— PROVIDED RECORDS —
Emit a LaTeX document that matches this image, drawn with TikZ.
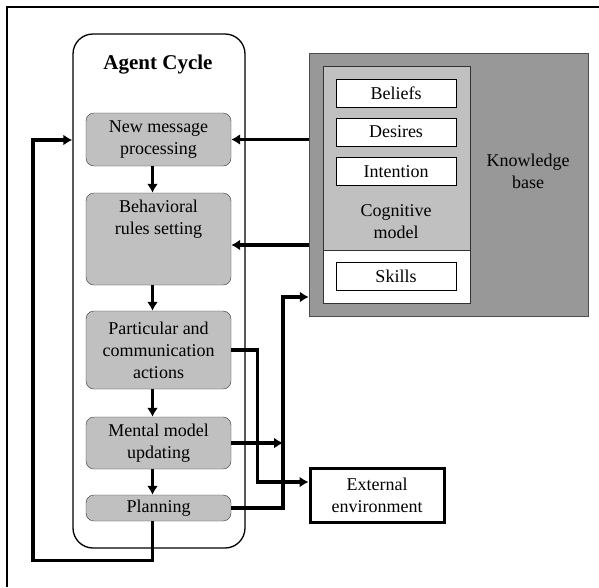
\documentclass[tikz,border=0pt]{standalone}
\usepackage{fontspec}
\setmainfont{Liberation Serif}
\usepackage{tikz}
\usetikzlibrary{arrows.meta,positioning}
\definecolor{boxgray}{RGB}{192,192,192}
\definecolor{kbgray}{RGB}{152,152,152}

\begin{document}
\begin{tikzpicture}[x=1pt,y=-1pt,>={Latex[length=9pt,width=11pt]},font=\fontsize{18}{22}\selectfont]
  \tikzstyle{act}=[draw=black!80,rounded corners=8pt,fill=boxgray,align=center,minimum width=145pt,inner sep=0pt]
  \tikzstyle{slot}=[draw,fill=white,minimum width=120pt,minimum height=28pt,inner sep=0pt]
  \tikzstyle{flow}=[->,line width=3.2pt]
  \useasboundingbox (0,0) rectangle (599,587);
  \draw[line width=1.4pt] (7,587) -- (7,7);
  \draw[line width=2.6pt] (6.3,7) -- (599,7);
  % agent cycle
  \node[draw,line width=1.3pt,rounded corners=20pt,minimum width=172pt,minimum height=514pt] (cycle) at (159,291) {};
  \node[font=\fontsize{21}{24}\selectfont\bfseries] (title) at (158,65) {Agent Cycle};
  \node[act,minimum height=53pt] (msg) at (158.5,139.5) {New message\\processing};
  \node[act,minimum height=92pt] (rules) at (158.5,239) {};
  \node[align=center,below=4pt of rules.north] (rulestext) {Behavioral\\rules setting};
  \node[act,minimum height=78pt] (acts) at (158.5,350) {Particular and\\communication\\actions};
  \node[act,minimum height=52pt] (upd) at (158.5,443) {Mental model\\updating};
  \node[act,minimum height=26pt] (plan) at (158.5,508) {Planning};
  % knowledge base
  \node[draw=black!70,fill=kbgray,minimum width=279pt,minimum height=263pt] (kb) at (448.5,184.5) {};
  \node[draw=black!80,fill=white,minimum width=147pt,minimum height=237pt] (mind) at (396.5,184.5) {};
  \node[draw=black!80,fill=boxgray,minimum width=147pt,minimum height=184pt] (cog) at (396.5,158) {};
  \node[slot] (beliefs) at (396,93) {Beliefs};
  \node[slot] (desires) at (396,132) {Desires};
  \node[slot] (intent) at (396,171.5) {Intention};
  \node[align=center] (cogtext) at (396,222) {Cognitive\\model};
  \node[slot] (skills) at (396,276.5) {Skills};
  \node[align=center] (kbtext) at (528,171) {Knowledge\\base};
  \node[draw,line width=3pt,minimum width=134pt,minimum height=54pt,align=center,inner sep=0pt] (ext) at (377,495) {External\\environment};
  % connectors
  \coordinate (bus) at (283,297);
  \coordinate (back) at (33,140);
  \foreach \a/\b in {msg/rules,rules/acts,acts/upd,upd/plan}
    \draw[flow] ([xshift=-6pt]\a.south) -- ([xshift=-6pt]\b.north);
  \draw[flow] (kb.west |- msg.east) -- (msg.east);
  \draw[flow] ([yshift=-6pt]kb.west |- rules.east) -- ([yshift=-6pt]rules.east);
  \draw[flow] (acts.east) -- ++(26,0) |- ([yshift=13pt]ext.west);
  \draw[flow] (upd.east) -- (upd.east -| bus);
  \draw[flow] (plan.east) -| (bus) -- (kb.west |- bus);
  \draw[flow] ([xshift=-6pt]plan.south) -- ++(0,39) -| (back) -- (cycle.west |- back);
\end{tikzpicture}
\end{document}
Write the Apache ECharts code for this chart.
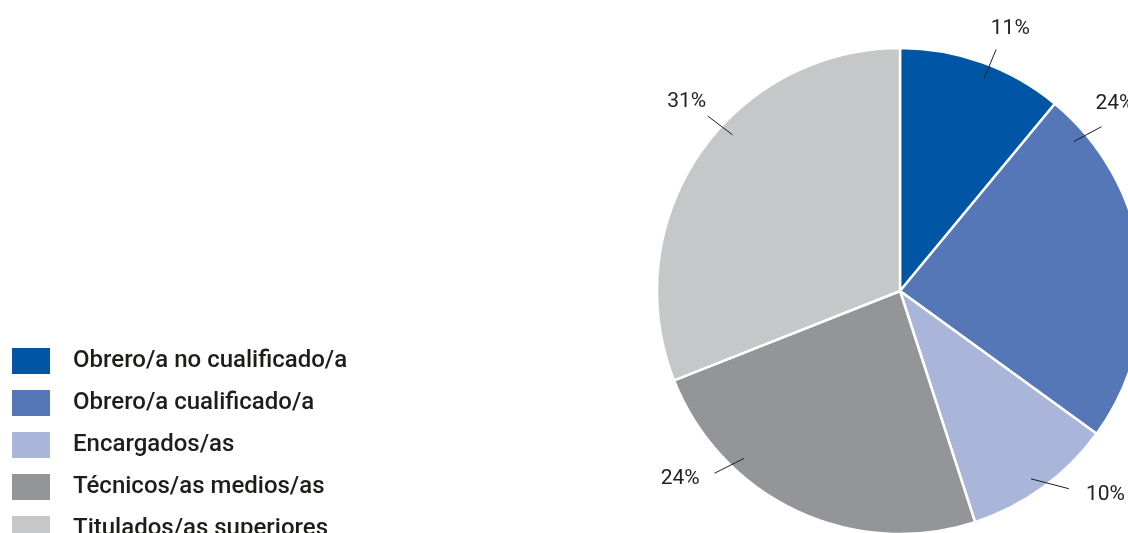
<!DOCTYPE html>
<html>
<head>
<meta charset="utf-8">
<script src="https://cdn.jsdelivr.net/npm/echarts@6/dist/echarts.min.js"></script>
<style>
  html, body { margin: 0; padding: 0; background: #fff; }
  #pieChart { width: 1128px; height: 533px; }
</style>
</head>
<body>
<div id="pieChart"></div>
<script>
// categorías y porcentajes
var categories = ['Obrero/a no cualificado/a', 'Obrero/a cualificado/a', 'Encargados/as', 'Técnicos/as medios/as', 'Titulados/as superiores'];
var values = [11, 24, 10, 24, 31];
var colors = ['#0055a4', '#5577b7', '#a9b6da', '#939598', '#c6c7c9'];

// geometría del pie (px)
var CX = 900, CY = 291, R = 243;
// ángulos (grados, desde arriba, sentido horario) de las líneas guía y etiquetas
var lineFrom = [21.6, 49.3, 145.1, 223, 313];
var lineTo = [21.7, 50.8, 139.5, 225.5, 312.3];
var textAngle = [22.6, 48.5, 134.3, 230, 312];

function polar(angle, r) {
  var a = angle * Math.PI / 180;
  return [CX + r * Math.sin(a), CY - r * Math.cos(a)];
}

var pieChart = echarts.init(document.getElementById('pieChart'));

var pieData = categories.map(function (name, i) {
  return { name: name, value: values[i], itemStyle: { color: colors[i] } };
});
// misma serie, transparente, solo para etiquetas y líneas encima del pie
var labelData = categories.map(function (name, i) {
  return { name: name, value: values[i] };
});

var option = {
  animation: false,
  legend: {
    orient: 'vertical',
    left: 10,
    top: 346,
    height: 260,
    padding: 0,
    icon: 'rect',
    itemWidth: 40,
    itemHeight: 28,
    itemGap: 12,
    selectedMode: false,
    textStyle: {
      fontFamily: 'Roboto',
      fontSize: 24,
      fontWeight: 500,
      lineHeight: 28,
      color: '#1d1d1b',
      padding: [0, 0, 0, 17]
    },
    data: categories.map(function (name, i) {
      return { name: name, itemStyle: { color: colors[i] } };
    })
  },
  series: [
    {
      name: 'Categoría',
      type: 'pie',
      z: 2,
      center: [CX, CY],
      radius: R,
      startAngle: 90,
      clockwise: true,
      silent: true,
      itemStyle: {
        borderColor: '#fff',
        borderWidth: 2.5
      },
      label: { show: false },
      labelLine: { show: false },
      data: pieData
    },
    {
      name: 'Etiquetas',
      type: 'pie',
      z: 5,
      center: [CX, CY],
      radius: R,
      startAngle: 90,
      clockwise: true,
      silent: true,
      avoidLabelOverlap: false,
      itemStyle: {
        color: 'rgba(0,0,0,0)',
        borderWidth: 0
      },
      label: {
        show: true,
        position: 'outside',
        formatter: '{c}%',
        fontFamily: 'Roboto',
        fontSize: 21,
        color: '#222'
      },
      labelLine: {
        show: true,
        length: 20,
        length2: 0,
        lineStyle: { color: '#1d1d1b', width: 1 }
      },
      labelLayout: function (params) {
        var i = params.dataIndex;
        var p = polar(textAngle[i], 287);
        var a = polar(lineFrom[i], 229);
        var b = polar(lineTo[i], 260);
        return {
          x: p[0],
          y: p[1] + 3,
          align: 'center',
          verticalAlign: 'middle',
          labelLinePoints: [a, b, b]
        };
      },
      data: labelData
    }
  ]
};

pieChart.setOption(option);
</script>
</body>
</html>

— PROBLEM DETAILS —
With the pictures omitted, reproduce the records in full and exactly.

— RESULT —
Emit a LaTeX document that matches this image, drawn with TikZ.
\documentclass[tikz,border=0pt]{standalone}
\usepackage{fontspec}
\setmainfont{Liberation Serif}
\usepackage{tikz}
\usetikzlibrary{arrows.meta,positioning}
\definecolor{boxgray}{RGB}{192,192,192}
\definecolor{kbgray}{RGB}{152,152,152}

\begin{document}
\begin{tikzpicture}[x=1pt,y=-1pt,>={Latex[length=9pt,width=11pt]},font=\fontsize{18}{22}\selectfont]
  \tikzstyle{act}=[draw=black!80,rounded corners=8pt,fill=boxgray,align=center,minimum width=145pt,inner sep=0pt]
  \tikzstyle{slot}=[draw,fill=white,minimum width=120pt,minimum height=28pt,inner sep=0pt]
  \tikzstyle{flow}=[->,line width=3.2pt]
  \useasboundingbox (0,0) rectangle (599,587);
  \draw[line width=1.4pt] (7,587) -- (7,7);
  \draw[line width=2.6pt] (6.3,7) -- (599,7);
  % agent cycle
  \node[draw,line width=1.3pt,rounded corners=20pt,minimum width=172pt,minimum height=514pt] (cycle) at (159,291) {};
  \node[font=\fontsize{21}{24}\selectfont\bfseries] (title) at (158,65) {Agent Cycle};
  \node[act,minimum height=53pt] (msg) at (158.5,139.5) {New message\\processing};
  \node[act,minimum height=92pt] (rules) at (158.5,239) {};
  \node[align=center,below=4pt of rules.north] (rulestext) {Behavioral\\rules setting};
  \node[act,minimum height=78pt] (acts) at (158.5,350) {Particular and\\communication\\actions};
  \node[act,minimum height=52pt] (upd) at (158.5,443) {Mental model\\updating};
  \node[act,minimum height=26pt] (plan) at (158.5,508) {Planning};
  % knowledge base
  \node[draw=black!70,fill=kbgray,minimum width=279pt,minimum height=263pt] (kb) at (448.5,184.5) {};
  \node[draw=black!80,fill=white,minimum width=147pt,minimum height=237pt] (mind) at (396.5,184.5) {};
  \node[draw=black!80,fill=boxgray,minimum width=147pt,minimum height=184pt] (cog) at (396.5,158) {};
  \node[slot] (beliefs) at (396,93) {Beliefs};
  \node[slot] (desires) at (396,132) {Desires};
  \node[slot] (intent) at (396,171.5) {Intention};
  \node[align=center] (cogtext) at (396,222) {Cognitive\\model};
  \node[slot] (skills) at (396,276.5) {Skills};
  \node[align=center] (kbtext) at (528,171) {Knowledge\\base};
  \node[draw,line width=3pt,minimum width=134pt,minimum height=54pt,align=center,inner sep=0pt] (ext) at (377,495) {External\\environment};
  % connectors
  \coordinate (bus) at (283,297);
  \coordinate (back) at (33,140);
  \foreach \a/\b in {msg/rules,rules/acts,acts/upd,upd/plan}
    \draw[flow] ([xshift=-6pt]\a.south) -- ([xshift=-6pt]\b.north);
  \draw[flow] (kb.west |- msg.east) -- (msg.east);
  \draw[flow] ([yshift=-6pt]kb.west |- rules.east) -- ([yshift=-6pt]rules.east);
  \draw[flow] (acts.east) -- ++(26,0) |- ([yshift=13pt]ext.west);
  \draw[flow] (upd.east) -- (upd.east -| bus);
  \draw[flow] (plan.east) -| (bus) -- (kb.west |- bus);
  \draw[flow] ([xshift=-6pt]plan.south) -- ++(0,39) -| (back) -- (cycle.west |- back);
\end{tikzpicture}
\end{document}
Write the Apache ECharts code for this chart.
<!DOCTYPE html>
<html>
<head>
<meta charset="utf-8">
<script src="https://cdn.jsdelivr.net/npm/echarts@6/dist/echarts.min.js"></script>
<style>
  html, body { margin: 0; padding: 0; background: #fff; }
  #pieChart { width: 1128px; height: 533px; }
</style>
</head>
<body>
<div id="pieChart"></div>
<script>
// categorías y porcentajes
var categories = ['Obrero/a no cualificado/a', 'Obrero/a cualificado/a', 'Encargados/as', 'Técnicos/as medios/as', 'Titulados/as superiores'];
var values = [11, 24, 10, 24, 31];
var colors = ['#0055a4', '#5577b7', '#a9b6da', '#939598', '#c6c7c9'];

// geometría del pie (px)
var CX = 900, CY = 291, R = 243;
// ángulos (grados, desde arriba, sentido horario) de las líneas guía y etiquetas
var lineFrom = [21.6, 49.3, 145.1, 223, 313];
var lineTo = [21.7, 50.8, 139.5, 225.5, 312.3];
var textAngle = [22.6, 48.5, 134.3, 230, 312];

function polar(angle, r) {
  var a = angle * Math.PI / 180;
  return [CX + r * Math.sin(a), CY - r * Math.cos(a)];
}

var pieChart = echarts.init(document.getElementById('pieChart'));

var pieData = categories.map(function (name, i) {
  return { name: name, value: values[i], itemStyle: { color: colors[i] } };
});
// misma serie, transparente, solo para etiquetas y líneas encima del pie
var labelData = categories.map(function (name, i) {
  return { name: name, value: values[i] };
});

var option = {
  animation: false,
  legend: {
    orient: 'vertical',
    left: 10,
    top: 346,
    height: 260,
    padding: 0,
    icon: 'rect',
    itemWidth: 40,
    itemHeight: 28,
    itemGap: 12,
    selectedMode: false,
    textStyle: {
      fontFamily: 'Roboto',
      fontSize: 24,
      fontWeight: 500,
      lineHeight: 28,
      color: '#1d1d1b',
      padding: [0, 0, 0, 17]
    },
    data: categories.map(function (name, i) {
      return { name: name, itemStyle: { color: colors[i] } };
    })
  },
  series: [
    {
      name: 'Categoría',
      type: 'pie',
      z: 2,
      center: [CX, CY],
      radius: R,
      startAngle: 90,
      clockwise: true,
      silent: true,
      itemStyle: {
        borderColor: '#fff',
        borderWidth: 2.5
      },
      label: { show: false },
      labelLine: { show: false },
      data: pieData
    },
    {
      name: 'Etiquetas',
      type: 'pie',
      z: 5,
      center: [CX, CY],
      radius: R,
      startAngle: 90,
      clockwise: true,
      silent: true,
      avoidLabelOverlap: false,
      itemStyle: {
        color: 'rgba(0,0,0,0)',
        borderWidth: 0
      },
      label: {
        show: true,
        position: 'outside',
        formatter: '{c}%',
        fontFamily: 'Roboto',
        fontSize: 21,
        color: '#222'
      },
      labelLine: {
        show: true,
        length: 20,
        length2: 0,
        lineStyle: { color: '#1d1d1b', width: 1 }
      },
      labelLayout: function (params) {
        var i = params.dataIndex;
        var p = polar(textAngle[i], 287);
        var a = polar(lineFrom[i], 229);
        var b = polar(lineTo[i], 260);
        return {
          x: p[0],
          y: p[1] + 3,
          align: 'center',
          verticalAlign: 'middle',
          labelLinePoints: [a, b, b]
        };
      },
      data: labelData
    }
  ]
};

pieChart.setOption(option);
</script>
</body>
</html>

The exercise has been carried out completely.